Le coup de vieux
On sait que les siècles historiques se jouent du calendrier. Le XIXe commence en 1815 ; du XXe, on peut dire qu’il s’ouvre avec fracas en 1914, atteint son apogée en 1968 pour entamer aussitôt la courbe de son déclin avant de s’achever, donc, en 2011 ou plutôt fin 2010, avec ce « printemps arabe » qui surgit sans vergogne en plein cœur de l’hiver ! 2011, on va le voir, présente de sérieux arguments sérieux au titre d’an I du XXIe siècle. Saluons en passant un prophète puisque Steve Jobs a eu l’élégance de disparaître précisément cette année-là, où l’on célèbre par ailleurs le 40e anniversaire de la commercialisation du premier micro-processeur.
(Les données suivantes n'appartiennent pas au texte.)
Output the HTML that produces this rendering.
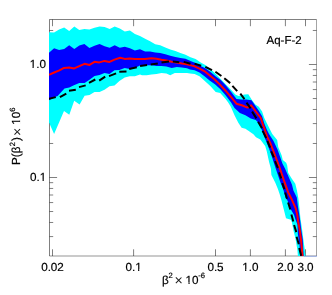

En 2011 donc, certaines choses ont pris un coup de vieux tandis que d’autres, immémoriales, s’offrent au contraire une cure de jouvence, un bon lifting, à tout le moins un sérieux massage facial. À propos de cosmétique, n’oublions pas que le plus génial de tous les slogans publicitaires (« Parce que je le vaux bien [1] ») date aussi de 1971. On le doit à l’Américaine Ilon Specht qui ne dissimule pas l’inspiration féministe de cette proclamation narcissique.
Il est vrai que prendre un coup de vieux, ce ne n’est peut-être pas tant vieillir, processus lent et pour le moment irréversible [2], que paraître subitement vieux. Prenez le nucléaire, une industrie datant du baby boom, si l’on ose dire, bien plus jeune que le solaire et l’éolienne, plus archaïque l’un que l’autre. Or à la suite du séisme du 11 mars 2011 et des dégâts causés à la centrale atomique de Fukushima, plusieurs grands pays dont l’Allemagne ont renoncé à cette très moderne source d’énergie. L’avenir dira si la peur de la peur fut bonne ou mauvaise conseillère. De notre côté du Rhin, on est plus subtil, c’est bien connu : en déclarant, le 15 septembre 2011, que le nucléaire est une énergie du passé, une candidate à la candidature pour l’élection présidentielle, lui a sans doute habilement porté le coup le plus sévère. Dangereux à la rigueur ça se gère mais démodé, ça risque d’être plus difficile.